Step 7: QA multilingual and regional content

Multilingual migration adds another layer of risk. The English page may be ready while the Chinese, German, or regional variant still has old screenshots, missing metadata, mismatched internal links, or a different conversion path. QA should compare page pairs, not just language folders.

For each translated page, confirm the locale, slug, title, meta description, hreflang reference, canonical URL, navigation label, form language, currency, legal copy, and owner. If a page is intentionally not translated, document the fallback behavior and redirect decision.

  • Match every migrated page to its translated or regional equivalent where one exists.
  • Check translated metadata, image alt text, button labels, forms, thank-you states, and downloadable assets.
  • Verify hreflang and canonical rules after the content is published, not only in the CMS preview.
  • Keep a list of pages that will launch in one language first so stakeholders do not mistake them for migration bugs.

09

Step 8: Run a migration sample before the full move

Do not wait for the full migration to discover that the CMS model is missing a field. Move a sample set first: one homepage or hub page, two service pages, two case studies, five blog posts, five product or collection pages where relevant, one legal page, one low-traffic archive page, and at least one translated page.

Review that sample in the CMS, on staging, in search previews, and in a crawl. The sample should expose field mapping problems, page speed issues, missing media, broken internal links, editor confusion, and manual work that needs to be budgeted before the real migration starts.

  • Sample at least 20 to 30 pages or 10% of the site, whichever gives better coverage.
  • Include easy pages, high-value pages, long pages, legacy pages, and pages with unusual modules.
  • Have content, SEO, design, development, and operations reviewers sign off on the same sample set.
  • Update the field map and migration process before importing the remaining content.

10

Step 9: Launch checks and 14-day monitoring

After launch, verify the migration from the public website, not only from the CMS. Crawl the new site, compare indexable URLs against the source inventory, test redirects, check metadata, open migrated media, submit forms, and review analytics landing pages. The first day is for breakage; the first two weeks are for patterns.

Keep a migration QA log with issue, affected URL, page type, owner, priority, fix, and verification result. Review it daily during the first 3 days and again after 14 days. This makes it easier to separate temporary indexing fluctuation from real content, redirect, or technical SEO problems.

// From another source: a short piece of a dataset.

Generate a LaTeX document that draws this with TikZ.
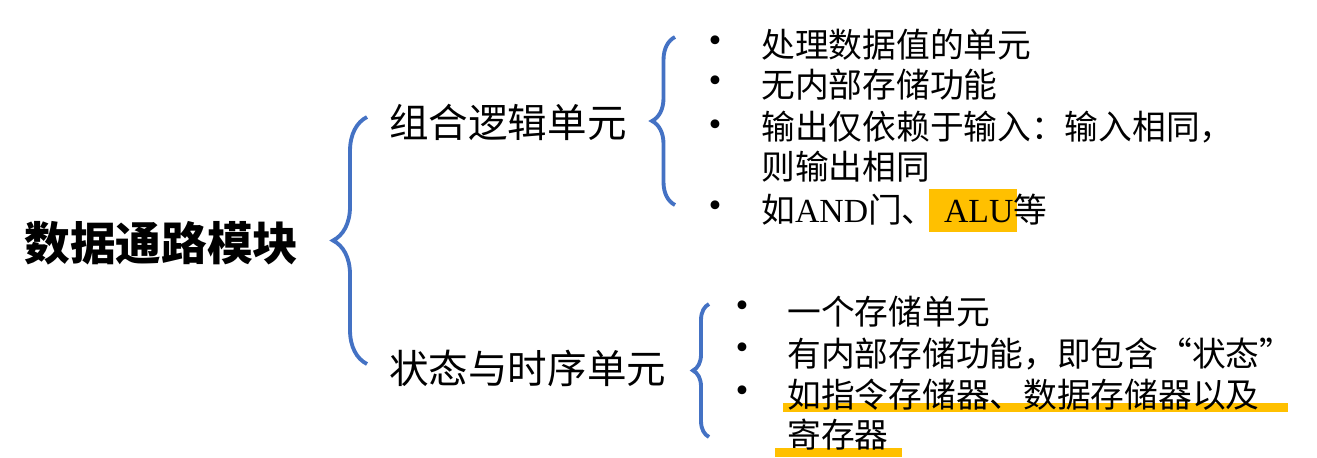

  • First 24 hours: crawl the site, test priority redirects, check metadata, and inspect critical templates.
  • First 3 days: compare traffic landing pages, form paths, internal search, media files, and 404 reports.
  • First 14 days: review indexed pages, Search Console coverage, rankings for priority pages, and content-owner feedback.
  • Turn the final QA log into the maintenance checklist for future CMS edits and releases.

Migration QA checklist

  • 01Freeze a source inventory before writers, developers, or stakeholders keep changing the content set.
  • 02Map every old page type to the new CMS fields, required values, owners, and exceptions.
  • 03Move SEO-critical metadata, URLs, canonicals, redirects, and internal links as a single QA workflow.
  • 04Test media, downloads, embedded content, reusable modules, and translated variants before launch week.
  • 05Monitor the first 14 days after launch so content gaps are fixed before they become ranking or sales problems.